In July–August 2020, the Archaeological Department of Bangladesh began a land survey estimating at least one monastery to be situated at Dighirpar of the Sagornal Union in Juri, Moulvibazar district. There is also a city and a tea garden named Chandrapur in West Tripura, India, bordering Sagornal.

== Archaeological exploration ==
The decipherer of the Paschimbhag inscription, Kamalakanta Gupta, published an article titled "Newly Obtained Ancient (Paschimbhag) Copperplate Inscription of Maharaja Srichandra" (মহারাজা শ্রীচন্দ্রের নবলব্ধ প্রাচীন (পশ্চিমভাগ) তাম্রশাসন) in 1962 where he expressed his conjecture about the city of Chandrapur or Srichandrapur, the center of Chandrapur Vishaya (second-level administrative division) where the district administrator (Vishayapati) lived. He also claimed that there was a monastery or Vihara in the city and urged the formation of an expedition to locate it. The expedition was formed 62 years after the discovery of the Paschimbhag copperplate inscription in 1958.

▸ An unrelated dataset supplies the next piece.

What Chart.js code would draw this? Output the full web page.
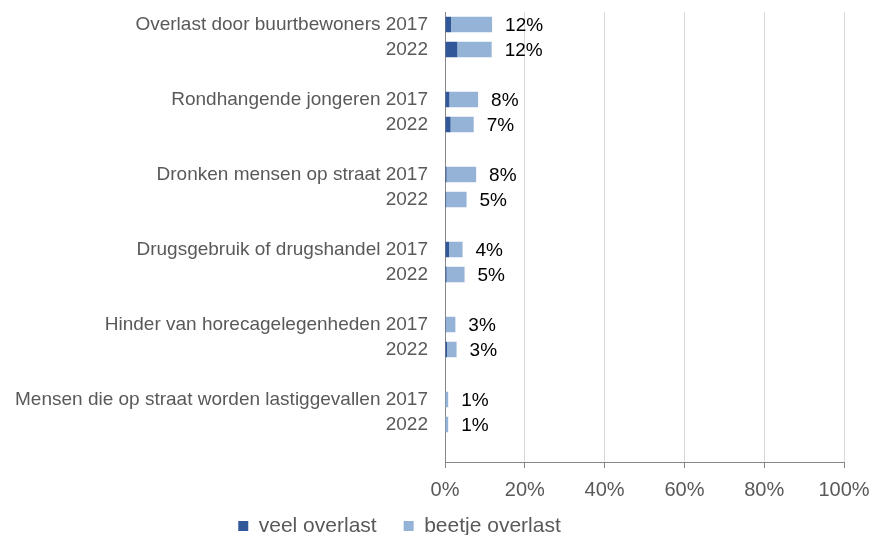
<!DOCTYPE html>
<html>
<head>
<meta charset="utf-8">
<script src="https://cdn.jsdelivr.net/npm/chart.js@4/dist/chart.umd.min.js"></script>
<style>
  html, body { margin: 0; padding: 0; background: #fff; }
  #wrap { width: 873px; height: 535px; }
</style>
</head>
<body>
<div id="wrap"><canvas id="chart"></canvas></div>
<script>
const groups = [
  'Overlast door buurtbewoners',
  'Rondhangende jongeren',
  'Dronken mensen op straat',
  'Drugsgebruik of drugshandel',
  'Hinder van horecagelegenheden',
  'Mensen die op straat worden lastiggevallen'
];
const years = ['2017', '2022'];
// per group: 2017, 2022
const veel = [1.5, 3.1, 1.1, 1.4, 0.4, 0.3, 1.0, 0.4, 0.2, 0.5, 0.1, 0.1];
const beetje = [10.3, 8.6, 7.2, 5.8, 7.4, 5.1, 3.4, 4.5, 2.4, 2.4, 0.7, 0.7];
const xTicks = [0, 20, 40, 60, 80, 100];

const FONT = '"Liberation Sans", Arial, sans-serif';

// rows: two bars per group, then an empty row as a gap
const labels = [];
const veelRows = [];
const beetjeRows = [];
groups.forEach((g, i) => {
  years.forEach((y, j) => {
    labels.push(j === 0 ? g + ' ' + y : y);
    veelRows.push(veel[i * 2 + j]);
    beetjeRows.push(beetje[i * 2 + j]);
  });
  labels.push('');
  veelRows.push(null);
  beetjeRows.push(null);
});

const totalLabels = {
  id: 'totalLabels',
  afterDatasetsDraw(chart) {
    const ctx = chart.ctx;
    const meta = chart.getDatasetMeta(1);
    ctx.save();
    ctx.font = '19px ' + FONT;
    ctx.fillStyle = '#000';
    ctx.textAlign = 'left';
    ctx.textBaseline = 'middle';
    meta.data.forEach((bar, i) => {
      if (beetjeRows[i] === null) return;
      const total = veelRows[i] + beetjeRows[i];
      ctx.fillText(Math.round(total) + '%', bar.x + 13, bar.y + 1);
    });
    ctx.restore();
  }
};

// put the legend where the original has it (a bit left of centre, near the bottom)
const placeLegend = {
  id: 'placeLegend',
  afterLayout(chart) {
    const lg = chart.legend;
    const pad = lg.options.labels.padding;
    const dx = -37;
    const dy = 526 - (lg.top + pad + 21 / 2);
    lg.left += dx; lg.right += dx;
    lg.top += dy; lg.bottom += dy;
  }
};

new Chart(document.getElementById('chart'), {
  type: 'bar',
  data: {
    labels: labels,
    datasets: [
      { label: 'veel overlast', data: veelRows, backgroundColor: '#31599a', barPercentage: 0.62, categoryPercentage: 1 },
      { label: 'beetje overlast', data: beetjeRows, backgroundColor: '#95b3d7', barPercentage: 0.62, categoryPercentage: 1 }
    ]
  },
  options: {
    indexAxis: 'y',
    responsive: true,
    maintainAspectRatio: false,
    animation: false,
    layout: { padding: { top: 12, right: 0, left: 0, bottom: -35 } },
    plugins: {
      tooltip: { enabled: false },
      legend: {
        position: 'bottom',
        labels: {
          boxWidth: 10,
          boxHeight: 10,
          padding: 27,
          color: '#595959',
          font: { family: FONT, size: 21 }
        }
      }
    },
    scales: {
      x: {
        stacked: true,
        min: 0,
        max: 100,
        afterBuildTicks(axis) { axis.ticks = xTicks.map(v => ({ value: v })); },
        afterFit(axis) { axis.paddingRight = 29; },
        grid: { color: '#d9d9d9', tickColor: '#868686', tickLength: 6, lineWidth: 1 },
        border: { color: '#868686' },
        ticks: {
          padding: 10,
          color: '#595959',
          font: { family: FONT, size: 20 },
          callback: v => v + '%'
        }
      },
      y: {
        stacked: true,
        grid: { display: false, drawTicks: false },
        border: { color: '#868686' },
        afterFit(axis) {
          axis.width = 445;
          axis.paddingTop = 0;
          axis.paddingBottom = 0;
        },
        ticks: {
          padding: 17,
          autoSkip: false,
          color: '#595959',
          font: { family: FONT, size: 19 }
        }
      }
    }
  },
  plugins: [totalLabels, placeLegend]
});
</script>
</body>
</html>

On 15 July 2020, the Archaeological Department of Bangladesh issued a notice to the regional archaeological office in Sylhet, Chittagong and Cumilla they would be surveying looking to resurrect Chandrapur University. There were instructions for on-the-spot recognition and the possibility of preservation and renovation under the Antiques Act of 1968. Though the land survey started according to the notice, the archaeological team still has no idea of the exact location of the University. However, some pottery, beads and burnt bricks have been recovered. According to the archaeological team, at least a river port can be found at the site even if the ruins of the university can not be detected. For this reason, the Archaeological Department plans to resurvey at the Sagornal of Juri, the Paschimbhag of Rajnagar and the Kamala Ranir Dighi in Kulaura in the dry season.

== Importance ==
Chandrapur University in Shrihatta was as large as other religious institutions like Nalanda, Taxila, Mahasthangarh or Odantapuri and was established before Oxford, and Cambridge universities or even the Jagaddala Vihara. Chandrapur university was unique in contrast with other universities and the viharas established by Buddhist kings in India. Its curriculum included almost all of the subjects from the Hindu Shastra except the grammar of Chandragomin who was Buddhist by religion. Moreover the students of this university were also Hindu Brahmins. The nine monasteries were overseen mainly by Hindu Brahmins. This is because the Buddhist king, Srichandra, granted lands in Paschimbhag in the name of Buddha for nine Brahmin monasteries where the Chaturvedas were mainly taught. Kamalakanta Gupta referred to this grant as "unique among other Buddhist kings" since it implies Srichandra's favouritism towards Brahmins.

Land distribution among 25 classes of people, guests, and students indicates an efficient administration in the universities. According to Zafir Setu, this administrative arrangement is more consistent with the present-day university system.